• [Given problem]:
Extract word for word the lines of the listing from its start to the line holding "180, 0, 0];", both ends kept; pictures are not part of the copy.
---
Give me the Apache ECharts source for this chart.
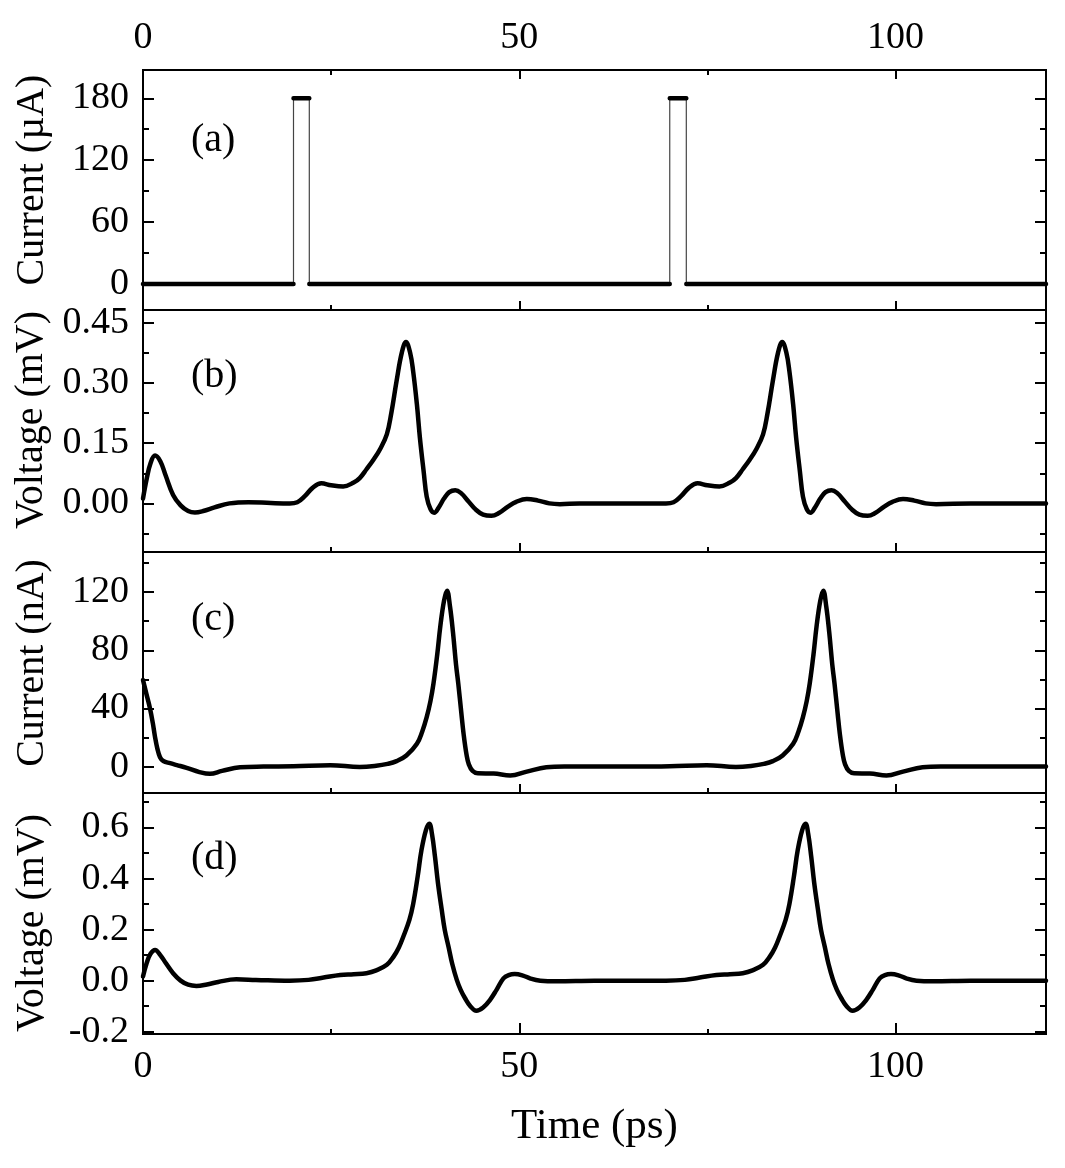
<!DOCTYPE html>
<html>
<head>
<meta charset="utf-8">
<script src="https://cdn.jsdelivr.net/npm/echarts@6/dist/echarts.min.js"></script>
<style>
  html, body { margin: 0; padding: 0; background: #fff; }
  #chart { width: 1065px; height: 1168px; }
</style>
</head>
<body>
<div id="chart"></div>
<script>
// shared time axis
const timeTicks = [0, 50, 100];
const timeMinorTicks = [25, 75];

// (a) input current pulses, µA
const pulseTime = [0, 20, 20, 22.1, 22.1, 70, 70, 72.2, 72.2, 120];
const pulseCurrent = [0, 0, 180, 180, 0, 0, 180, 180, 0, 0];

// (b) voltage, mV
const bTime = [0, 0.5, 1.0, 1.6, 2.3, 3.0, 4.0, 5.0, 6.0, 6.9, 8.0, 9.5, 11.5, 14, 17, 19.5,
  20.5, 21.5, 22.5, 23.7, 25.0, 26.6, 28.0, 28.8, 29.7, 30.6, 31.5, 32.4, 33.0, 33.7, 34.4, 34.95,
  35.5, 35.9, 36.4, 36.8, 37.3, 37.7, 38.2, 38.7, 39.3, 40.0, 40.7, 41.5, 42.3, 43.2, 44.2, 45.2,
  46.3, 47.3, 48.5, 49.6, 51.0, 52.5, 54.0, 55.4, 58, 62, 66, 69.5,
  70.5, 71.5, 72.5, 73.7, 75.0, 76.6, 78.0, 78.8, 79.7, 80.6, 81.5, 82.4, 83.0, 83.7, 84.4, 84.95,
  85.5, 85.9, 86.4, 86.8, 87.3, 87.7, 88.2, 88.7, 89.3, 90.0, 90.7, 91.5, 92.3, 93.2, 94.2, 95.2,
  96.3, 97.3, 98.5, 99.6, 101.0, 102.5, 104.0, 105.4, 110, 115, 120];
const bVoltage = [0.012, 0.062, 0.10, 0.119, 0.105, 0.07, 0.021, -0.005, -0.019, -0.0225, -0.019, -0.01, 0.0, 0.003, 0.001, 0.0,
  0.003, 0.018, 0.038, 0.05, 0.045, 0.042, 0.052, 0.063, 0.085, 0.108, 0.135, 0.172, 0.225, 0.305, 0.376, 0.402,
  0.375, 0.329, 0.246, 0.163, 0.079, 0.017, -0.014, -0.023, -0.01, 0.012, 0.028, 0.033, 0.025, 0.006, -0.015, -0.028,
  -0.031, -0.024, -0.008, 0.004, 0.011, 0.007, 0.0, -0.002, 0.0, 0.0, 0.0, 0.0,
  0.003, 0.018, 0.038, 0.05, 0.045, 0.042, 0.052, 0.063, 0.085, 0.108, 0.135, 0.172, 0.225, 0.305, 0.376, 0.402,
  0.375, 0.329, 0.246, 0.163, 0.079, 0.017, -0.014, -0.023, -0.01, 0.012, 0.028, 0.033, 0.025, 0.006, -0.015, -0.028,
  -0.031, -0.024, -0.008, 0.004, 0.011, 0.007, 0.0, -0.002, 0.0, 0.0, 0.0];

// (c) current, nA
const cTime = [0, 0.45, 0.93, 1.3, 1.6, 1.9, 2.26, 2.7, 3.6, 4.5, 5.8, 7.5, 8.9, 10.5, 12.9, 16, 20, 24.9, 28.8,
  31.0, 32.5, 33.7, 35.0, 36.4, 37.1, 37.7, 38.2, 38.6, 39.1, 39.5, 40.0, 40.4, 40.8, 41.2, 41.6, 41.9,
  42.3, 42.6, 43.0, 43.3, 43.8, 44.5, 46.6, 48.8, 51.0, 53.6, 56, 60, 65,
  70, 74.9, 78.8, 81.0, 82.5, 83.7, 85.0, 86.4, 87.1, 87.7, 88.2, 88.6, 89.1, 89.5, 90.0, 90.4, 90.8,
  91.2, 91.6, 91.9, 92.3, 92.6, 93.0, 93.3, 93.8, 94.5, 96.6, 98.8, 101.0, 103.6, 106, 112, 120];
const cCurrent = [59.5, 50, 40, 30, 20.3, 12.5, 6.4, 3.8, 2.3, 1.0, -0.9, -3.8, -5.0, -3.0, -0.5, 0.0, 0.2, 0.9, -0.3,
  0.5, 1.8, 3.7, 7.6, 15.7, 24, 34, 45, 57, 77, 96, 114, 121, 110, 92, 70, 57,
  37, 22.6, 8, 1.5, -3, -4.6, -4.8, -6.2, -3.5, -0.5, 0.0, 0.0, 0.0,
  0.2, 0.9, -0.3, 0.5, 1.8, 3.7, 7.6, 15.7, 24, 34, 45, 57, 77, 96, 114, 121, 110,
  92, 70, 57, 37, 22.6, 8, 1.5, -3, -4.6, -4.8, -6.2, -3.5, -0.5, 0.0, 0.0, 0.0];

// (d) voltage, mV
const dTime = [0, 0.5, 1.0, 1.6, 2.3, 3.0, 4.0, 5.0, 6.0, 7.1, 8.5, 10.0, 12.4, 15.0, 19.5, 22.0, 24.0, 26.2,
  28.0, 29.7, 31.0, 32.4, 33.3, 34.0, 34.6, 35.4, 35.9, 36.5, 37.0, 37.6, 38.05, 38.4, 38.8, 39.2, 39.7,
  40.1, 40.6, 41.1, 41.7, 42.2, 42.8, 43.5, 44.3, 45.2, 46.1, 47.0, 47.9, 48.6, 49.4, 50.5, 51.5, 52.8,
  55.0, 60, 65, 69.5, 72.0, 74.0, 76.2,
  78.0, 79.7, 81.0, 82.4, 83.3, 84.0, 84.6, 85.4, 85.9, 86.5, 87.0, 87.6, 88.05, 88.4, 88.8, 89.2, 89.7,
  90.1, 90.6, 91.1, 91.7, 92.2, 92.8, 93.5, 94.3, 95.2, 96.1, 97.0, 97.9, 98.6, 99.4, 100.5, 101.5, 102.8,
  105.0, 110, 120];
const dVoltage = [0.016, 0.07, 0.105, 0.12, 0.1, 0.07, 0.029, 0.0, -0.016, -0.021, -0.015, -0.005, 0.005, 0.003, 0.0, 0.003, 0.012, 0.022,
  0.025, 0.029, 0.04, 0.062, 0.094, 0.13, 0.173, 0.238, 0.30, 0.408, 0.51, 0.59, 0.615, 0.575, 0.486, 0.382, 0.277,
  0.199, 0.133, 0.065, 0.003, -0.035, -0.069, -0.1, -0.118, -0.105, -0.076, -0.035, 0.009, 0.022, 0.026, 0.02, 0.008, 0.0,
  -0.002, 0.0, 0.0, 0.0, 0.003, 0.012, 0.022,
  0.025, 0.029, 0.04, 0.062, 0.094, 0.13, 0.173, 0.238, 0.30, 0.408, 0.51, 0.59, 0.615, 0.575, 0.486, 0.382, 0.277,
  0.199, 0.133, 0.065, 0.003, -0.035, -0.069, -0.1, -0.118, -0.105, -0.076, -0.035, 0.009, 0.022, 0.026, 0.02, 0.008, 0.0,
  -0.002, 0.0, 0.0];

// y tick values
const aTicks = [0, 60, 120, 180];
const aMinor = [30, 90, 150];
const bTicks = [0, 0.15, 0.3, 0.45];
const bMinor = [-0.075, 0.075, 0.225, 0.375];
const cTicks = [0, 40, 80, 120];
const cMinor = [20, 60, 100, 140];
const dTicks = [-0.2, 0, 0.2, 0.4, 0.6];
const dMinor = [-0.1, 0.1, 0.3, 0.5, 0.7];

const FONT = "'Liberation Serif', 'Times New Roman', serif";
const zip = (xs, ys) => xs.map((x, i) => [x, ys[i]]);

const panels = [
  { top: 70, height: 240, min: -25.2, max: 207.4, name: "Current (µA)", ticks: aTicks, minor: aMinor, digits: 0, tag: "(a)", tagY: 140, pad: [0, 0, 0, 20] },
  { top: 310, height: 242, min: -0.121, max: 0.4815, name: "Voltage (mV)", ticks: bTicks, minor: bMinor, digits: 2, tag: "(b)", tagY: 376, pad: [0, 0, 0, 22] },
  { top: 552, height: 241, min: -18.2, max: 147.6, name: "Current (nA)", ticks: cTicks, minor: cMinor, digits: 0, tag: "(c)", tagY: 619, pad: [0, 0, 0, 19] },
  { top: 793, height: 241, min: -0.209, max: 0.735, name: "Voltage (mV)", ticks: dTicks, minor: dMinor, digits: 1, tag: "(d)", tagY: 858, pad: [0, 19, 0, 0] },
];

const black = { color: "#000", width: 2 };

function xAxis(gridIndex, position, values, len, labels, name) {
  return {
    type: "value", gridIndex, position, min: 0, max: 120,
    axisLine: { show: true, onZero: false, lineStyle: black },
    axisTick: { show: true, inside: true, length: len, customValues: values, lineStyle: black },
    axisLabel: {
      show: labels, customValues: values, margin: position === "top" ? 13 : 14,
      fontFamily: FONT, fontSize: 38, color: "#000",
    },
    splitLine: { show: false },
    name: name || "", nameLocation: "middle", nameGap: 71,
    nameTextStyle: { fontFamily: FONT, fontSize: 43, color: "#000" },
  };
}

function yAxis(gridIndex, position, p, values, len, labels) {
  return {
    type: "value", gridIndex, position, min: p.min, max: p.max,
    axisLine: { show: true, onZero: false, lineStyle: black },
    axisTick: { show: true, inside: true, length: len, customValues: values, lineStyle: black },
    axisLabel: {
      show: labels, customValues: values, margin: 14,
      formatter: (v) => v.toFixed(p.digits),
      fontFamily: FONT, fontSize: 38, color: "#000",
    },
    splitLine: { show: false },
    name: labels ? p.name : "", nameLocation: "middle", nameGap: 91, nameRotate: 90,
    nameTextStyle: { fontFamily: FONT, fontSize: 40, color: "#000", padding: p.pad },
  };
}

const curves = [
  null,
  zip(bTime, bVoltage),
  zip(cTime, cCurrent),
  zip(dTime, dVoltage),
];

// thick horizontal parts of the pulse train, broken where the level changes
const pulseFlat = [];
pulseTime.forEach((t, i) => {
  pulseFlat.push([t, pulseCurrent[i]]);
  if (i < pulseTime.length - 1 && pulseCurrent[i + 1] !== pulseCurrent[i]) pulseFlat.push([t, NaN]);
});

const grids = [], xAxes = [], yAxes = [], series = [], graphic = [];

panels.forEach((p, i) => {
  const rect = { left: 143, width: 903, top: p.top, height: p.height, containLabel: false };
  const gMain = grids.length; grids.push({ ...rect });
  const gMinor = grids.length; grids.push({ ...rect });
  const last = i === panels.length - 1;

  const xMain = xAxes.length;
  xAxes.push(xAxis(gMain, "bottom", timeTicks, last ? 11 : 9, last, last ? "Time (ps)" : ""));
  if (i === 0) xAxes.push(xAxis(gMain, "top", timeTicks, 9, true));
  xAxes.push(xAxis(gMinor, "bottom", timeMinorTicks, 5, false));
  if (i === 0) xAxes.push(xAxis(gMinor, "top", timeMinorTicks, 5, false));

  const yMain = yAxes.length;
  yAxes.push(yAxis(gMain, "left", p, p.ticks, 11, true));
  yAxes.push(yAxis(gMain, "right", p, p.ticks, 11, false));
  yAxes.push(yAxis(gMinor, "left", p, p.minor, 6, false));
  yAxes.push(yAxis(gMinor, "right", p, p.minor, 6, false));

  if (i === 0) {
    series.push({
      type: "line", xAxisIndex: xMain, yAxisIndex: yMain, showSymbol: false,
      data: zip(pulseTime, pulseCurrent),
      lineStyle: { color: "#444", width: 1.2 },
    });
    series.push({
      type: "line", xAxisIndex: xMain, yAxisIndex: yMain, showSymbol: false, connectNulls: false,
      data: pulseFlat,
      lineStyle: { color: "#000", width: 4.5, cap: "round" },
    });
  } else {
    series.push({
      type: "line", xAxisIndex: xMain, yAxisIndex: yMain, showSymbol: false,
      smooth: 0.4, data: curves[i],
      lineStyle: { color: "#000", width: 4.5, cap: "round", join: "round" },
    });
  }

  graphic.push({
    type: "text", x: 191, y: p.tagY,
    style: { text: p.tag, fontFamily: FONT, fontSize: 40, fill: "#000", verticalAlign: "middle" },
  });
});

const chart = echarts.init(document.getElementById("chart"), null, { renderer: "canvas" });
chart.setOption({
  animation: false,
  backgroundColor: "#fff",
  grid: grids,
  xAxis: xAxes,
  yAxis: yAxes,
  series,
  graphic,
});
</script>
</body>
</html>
---
• [The completed task]:
Give me the Apache ECharts source for this chart.
<!DOCTYPE html>
<html>
<head>
<meta charset="utf-8">
<script src="https://cdn.jsdelivr.net/npm/echarts@6/dist/echarts.min.js"></script>
<style>
  html, body { margin: 0; padding: 0; background: #fff; }
  #chart { width: 1065px; height: 1168px; }
</style>
</head>
<body>
<div id="chart"></div>
<script>
// shared time axis
const timeTicks = [0, 50, 100];
const timeMinorTicks = [25, 75];

// (a) input current pulses, µA
const pulseTime = [0, 20, 20, 22.1, 22.1, 70, 70, 72.2, 72.2, 120];
const pulseCurrent = [0, 0, 180, 180, 0, 0, 180, 180, 0, 0];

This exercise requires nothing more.